Aun con todo, algo permanece del viejo jardín. En diciembre de 2023 visité Casavalle con un grupo de colegas del proyecto ViDes, vidas descontadas. Se cumplían diez años de la inauguración de la plaza Casavalle, linda, pública, cuidada. Está ahí, escoltada por la escuela, la policlínica, los bomberos y el centro cívico, henchida de estatalidad uruguaya. Los vecinos más activos lo celebraban, y se reivindicaban como vecinos denunciando: muertes, peligros, olvidos, presencia de nuevas soberanías y, en el límite, pérdida del sentido de la vida. Conversamos con militantes, con profesores de universidad, con referentes del barrio, ciudadanas, con el alcalde y con activistas pro-diversidad. Nos dijeron de horas de seguridad y de oscuras presencias, de casitas a un lado y a otro de la plaza, cada una en zona de poderes enfrentados. Y vimos la plaza, en medio de todo, que era celebrada. Ese jardín de asfalto era el protagonista.

Laura, mi contacto allá, me presentó a Eloísa, profesora de arquitectura. Trabaja allí en los programas de extensión. No lo sabía, pero Eloísa era parte de Trayectorias, un programa interdisciplinar de la universidad con el que organizábamos el seminario sobre vidas a la intemperie y agotamiento del relato de las ciencias sociales que nos llevó a Montevideo.

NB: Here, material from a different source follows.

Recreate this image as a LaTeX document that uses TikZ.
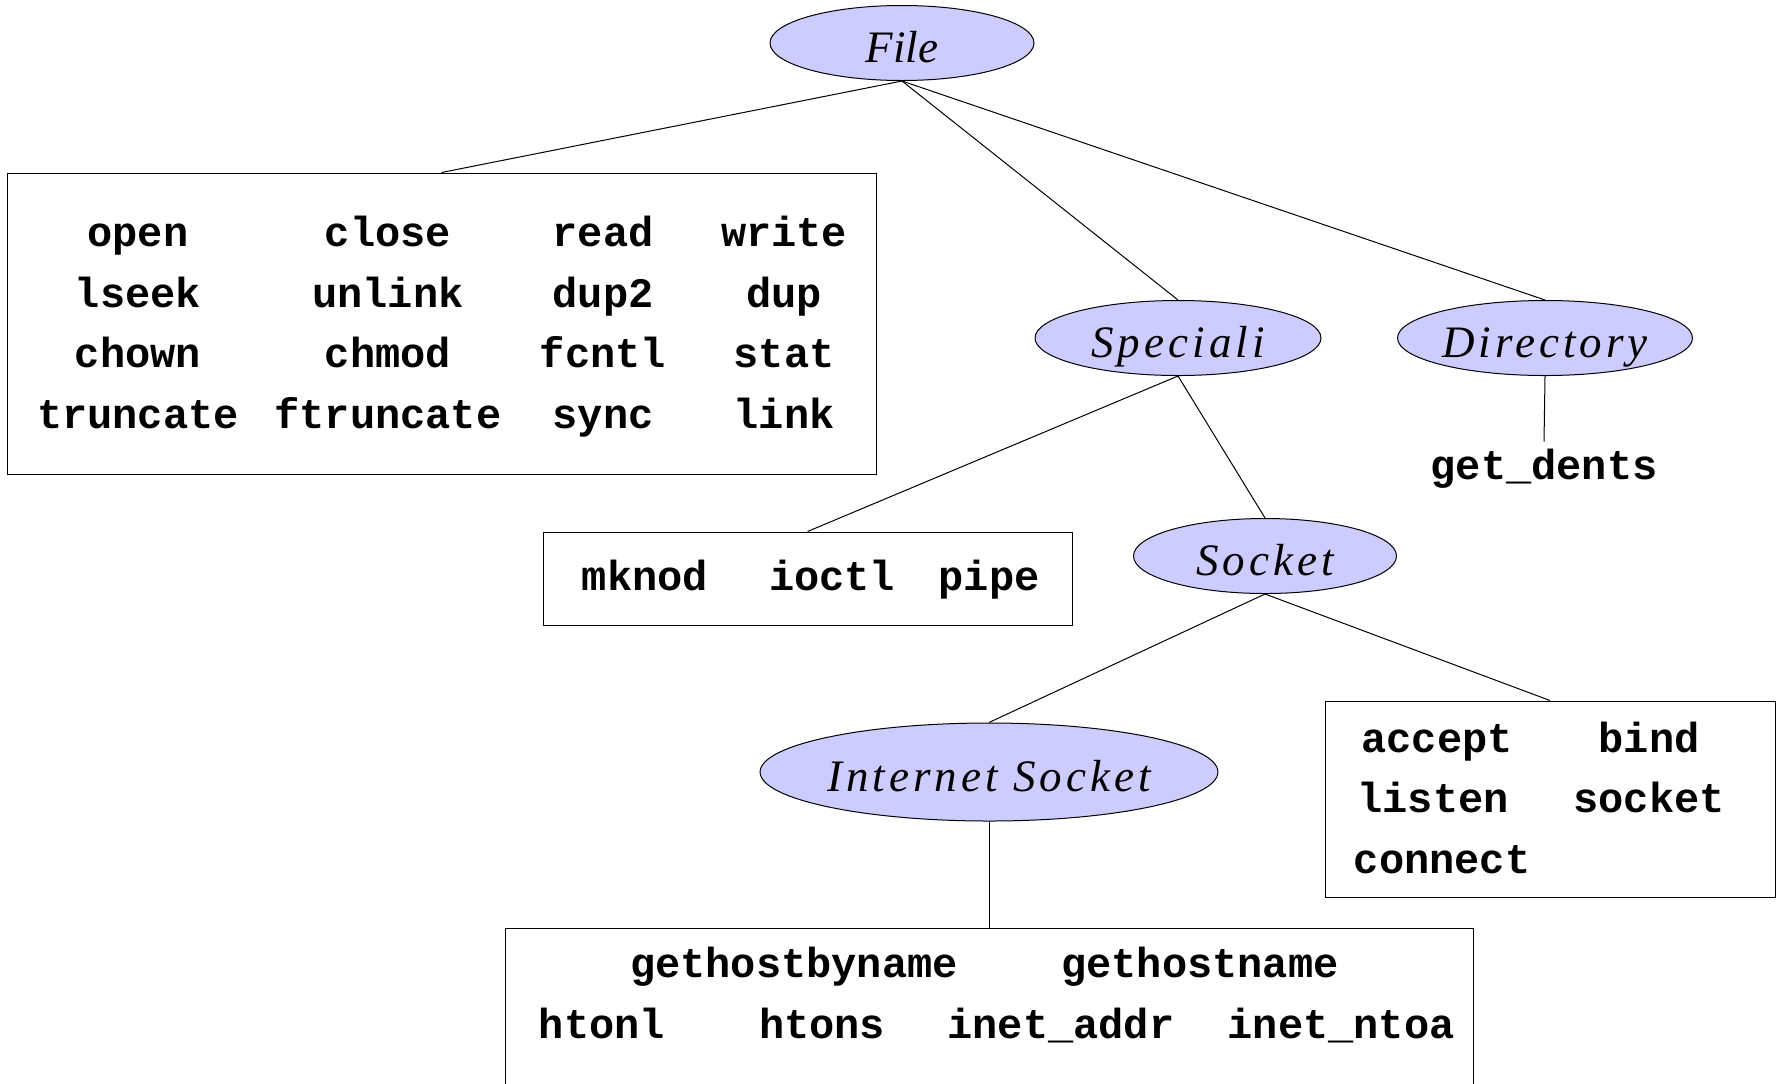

Eloísa me contó de los barrios que separaba la plaza, enfrentados, y me llevó a ver en lo que trabajaba, el cercado de una canchita de fútbol situada en medio de uno de esos barrios. Desde la plaza caminamos apenas unos 200 metros, hasta llegar a una calle muy estrechada por las casitas que se han ido levantando a lo largo de los años. Crecieron abigarradas a un lado y a otro de lo que la vieja planificación urbana llamó “sendas” y “pasajes”. En el centro de las manzanas que se dibujan en el damero que traza el cruce de las unas con los otros están las viviendas originales, aunque ya quedaron muy tapadas por las nuevas, que aunque precarias parecen querer ofrecer lo mismo que las primeras: cada una su jardín delantero y su patio trasero, frontyard y backyard. En los primeros, los vecinos nos miran al pasar y saludan a Eloísa y a su acompañante. Seguimos caminando por las sendas, de tierra, por donde el agua —la de lluvia y otras— corre libre. No parece “ciudad”, pero lo es, pues se ajusta al viejo trazado de los años cincuenta.

Termina la senda —la 8— y a la vista surge un espacio verde bien cercado, con focos. Hay niños jugando, algún instructor. Junto al perímetro vallado, se ve un conjunto de máquinas de esas de hacer ejercicio; se las ve por todo Montevideo, en cualquiera de sus barrios. Aunque el terreno está un poco inclinado sirve a su propósito, ser una cancha de fútbol. Me cuenta Eloísa que en sesenta años ese espacio nunca se tocó, que nadie construyó nada allí desde que se reservó para el terreno de juego del Club Atlético Rosario Casavalle hasta ahora. Qué poderoso empeño, cuánta fuerza. “Más de sesenta años defendiendo un rectángulo verde”, concluye Eloísa.